More than 600 Cambodian students will be participating in the final round of this year’s World Mathematics Invitational (WMI) competition in Kuala Lumpur, Malaysia, where they will square off against youngsters from dozens of other countries.

The 627 local students that will be joining the prestigious event come from 50 public and private schools across the country, says WMI coordinator Hong Seangbong. They were selected from a pool of 1,400 candidates after coming out on top during the preliminary round.

Seangbong, who works with Global Education Network Cambodia and Western International School, says Cambodians tend to perform well in the math contest.

“The first time we joined the competition was in 2018 in Seoul, South Korea. We brought 55 students and 21 of them won in different categories,” he says.

Last year, 100 students were sent to Fukuoka, Japan, for the contest, with 50 of them receiving awards in different categories, Seangbong told The Post.

This will be the third year Cambodia partakes in the event, which will be held in Kuala Lumpur in July.

“Global Education Network Cambodia is now providing intensive math tutoring to the students that will join the final round.
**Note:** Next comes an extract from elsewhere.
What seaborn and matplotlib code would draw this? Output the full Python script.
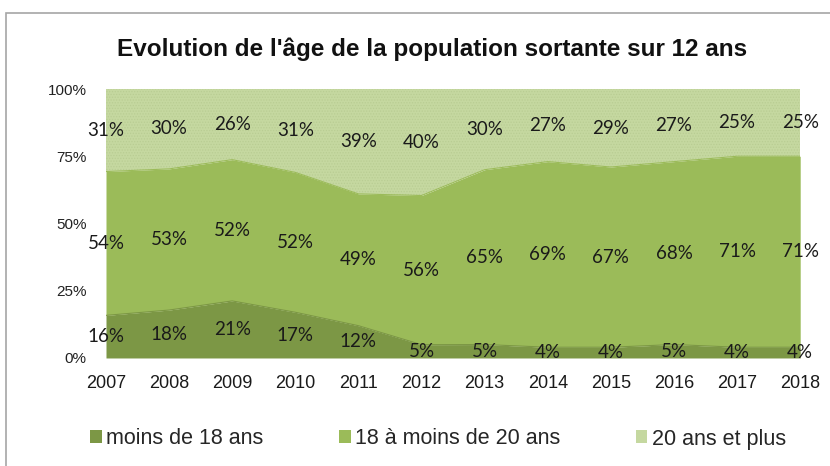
import matplotlib
matplotlib.use("Agg")
import matplotlib.pyplot as plt
from matplotlib.patches import Rectangle, Patch
import seaborn as sns
import numpy as np
import pandas as pd

years = [2007, 2008, 2009, 2010, 2011, 2012, 2013, 2014, 2015, 2016, 2017, 2018]
moins18 = [16, 18, 21, 17, 12, 5, 5, 4, 4, 5, 4, 4]
de18a20 = [54, 53, 52, 52, 49, 56, 65, 69, 67, 68, 71, 71]
plus20 = [31, 30, 26, 31, 39, 40, 30, 27, 29, 27, 25, 25]
series_names = ["moins de 18 ans", "18 à moins de 20 ans", "20 ans et plus"]
colors = ["#7C9745", "#9BBB59", "#C5D8A0"]
title = "Evolution de l'âge de la population sortante sur 12 ans"

sns.set_theme(style="white")
plt.rcParams["font.family"] = ["Liberation Sans", "DejaVu Sans"]
plt.rcParams["hatch.linewidth"] = 0.6

df = pd.DataFrame({"year": years, series_names[0]: moins18,
                   series_names[1]: de18a20, series_names[2]: plus20})
vals = df[series_names].to_numpy(dtype=float)
shares = vals / vals.sum(axis=1, keepdims=True) * 100

fig = plt.figure(figsize=(8.30, 4.66), dpi=100)
ax = fig.add_axes([0.1277, 0.2318, 0.8364, 0.5772])

polys = ax.stackplot(df["year"], shares.T, colors=colors, linewidth=0)
polys[2].set_hatch("......")
polys[2].set_edgecolor("#B9CD93")
polys[2].set_linewidth(0)

# boundaries through seaborn
cum = np.cumsum(shares, axis=1)
for i in range(2):
    sns.lineplot(x=df["year"], y=cum[:, i], ax=ax, color=colors[i], linewidth=0.8, legend=False)

ax.set_xlim(years[0], years[-1])
ax.set_ylim(0, 100)
ax.set_yticks([0, 25, 50, 75, 100])
ax.set_yticklabels(["0%", "25%", "50%", "75%", "100%"], fontsize=11, color="#222222")
ax.set_xticks(years)
ax.set_xticklabels([str(y) for y in years], fontsize=13, color="#1a1a1a")
ax.tick_params(axis="y", pad=14, length=0)
ax.tick_params(axis="x", pad=12, length=0)
ax.set_xlabel("")
ax.set_ylabel("")
for s in ax.spines.values():
    s.set_visible(False)

bottoms = np.hstack([np.zeros((len(years), 1)), cum[:, :-1]])
for j in range(3):
    for i, y in enumerate(years):
        yc = bottoms[i, j] + shares[i, j] / 2
        ax.text(y, yc, f"{int(vals[i, j])}%", ha="center", va="center",
                fontsize=13.5, color="#1a1a1a", family=["Lato", "DejaVu Sans"],
                clip_on=False)

fig.text(432 / 830, 1 - 49 / 466, title, ha="center", va="center",
         fontsize=17.5, fontweight="bold", color="#111111")

handles = [Patch(facecolor=c, edgecolor="none") for c in colors]
fig.legend(handles, series_names, loc="center", bbox_to_anchor=(438 / 830, 1 - 439 / 466),
           ncol=3, frameon=False, fontsize=15.5, handlelength=0.55, handleheight=0.55,
           handletextpad=0.2, columnspacing=3.5)

# outer chart border
fig.add_artist(Rectangle((6 / 830, -0.05), 1.2, 1 - 13 / 466 + 0.05, transform=fig.transFigure,
                         fill=False, edgecolor="#A6A6A6", linewidth=1.2))

fig.savefig("out.png", dpi=100)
They are being coached by professional math teachers from the Ministry of Education, Youth and Sport,” he says.

Western International School director Te Laurent says he has always strived to instill a love for mathematics in young students. Seeing young pupils interacting with other math whizzes from around the world in the previous contests was a moment of “great pride”, he says.

“We won the Star of the World twice. In 2018 in South Korea, one of our grade-6 students won the award. In 2019, our student, Narith Kanharath, took the title home. She outperformed more than a thousand competitors from 23 countries around the world,” Laurent says.

Last year, 100 students were sent to Fukuoka, Japan, for the contest, with 50 of them receiving awards in different categories. Photo supplied

Competitions like WMI can be very positive for Cambodian students, helping them broaden their worldview and exposing them to new cultures, he says.

WMI was founded by Taiwan and now counts 23 member states. Every year, the competition is held in a different country. “One day, it will be Cambodia’s turn,” he says.

Western International School holds the preliminary round. Every year, the school organises a math competition and successful participants are invited to represent the nation in WMI’s final found, Laurent explains.

“We’ll continue promoting and popularising mathematics in our country because, as educators, we know many Cambodian students have great potential. Even me – I am an outstanding math student.”

WMI 2019 winner Kanharath describes her experience as “exciting” and the result as “unexpected” as she never thought she had what it takes to bring the trophy home.

“I was competing against 1,400 students in last year’s final round. I was nervous, but I practiced a lot, and, with the help of my teachers, I was well-prepared for the competition,” the 17-year-old recalls.

“We all sat in a big hall and started to work on our math problems. There was no one there to help you – you could only rely on yourself,” Kanharath says.

She acknowledges that she decided to join the competition to test her skills.

“I wanted to see how far I could go. After successfully completing the preliminary round, I was curious to see what else I could do.”

Along the way, Kanharath received unconditional support from her parents and teachers, who had great faith in her skills.

Upon her return to the Kingdom, she was offered a scholarship at Western International School.

Last year, Narith Kanharath won the Star of the World award. She outperformed more than a thousand competitors from 23 countries around the world. Photo supplied

“We offered her a full scholarship for the next academic year [grade 12]. If she chooses to pursue a Bachelor’s degree at Western University, we will also offer her a scholarship as well,” says Laurent.

“Our policy is this: The more outstanding you are, the less you should pay for your education. Kanharath is an outstanding student, so she shouldn’t have to worry about tuition fees,” he says.

Laurent says more needs to be done to support students pursuing academic careers in Science, Technology, Engineering and Mathematics (STEM).

“Parents are suggesting that the Ministry of Education, Youth, and Sport supports this type of competition,” he says. For students that want to participate in WMI, the school covers a small percentage of the cost, but the rest needs to be shouldered by the student’s family, including airfare, food and accommodation.

“The parents would like some support from the education ministry to finance the cost of joining these competitions,” Laurent says.

Kanharath, who is now in her last year of high school, has a word of advice for fellow students.

“Please study hard and believe in yourself. Don’t be afraid to join competitions in whatever field you excel in. Join as many competitions as you can.”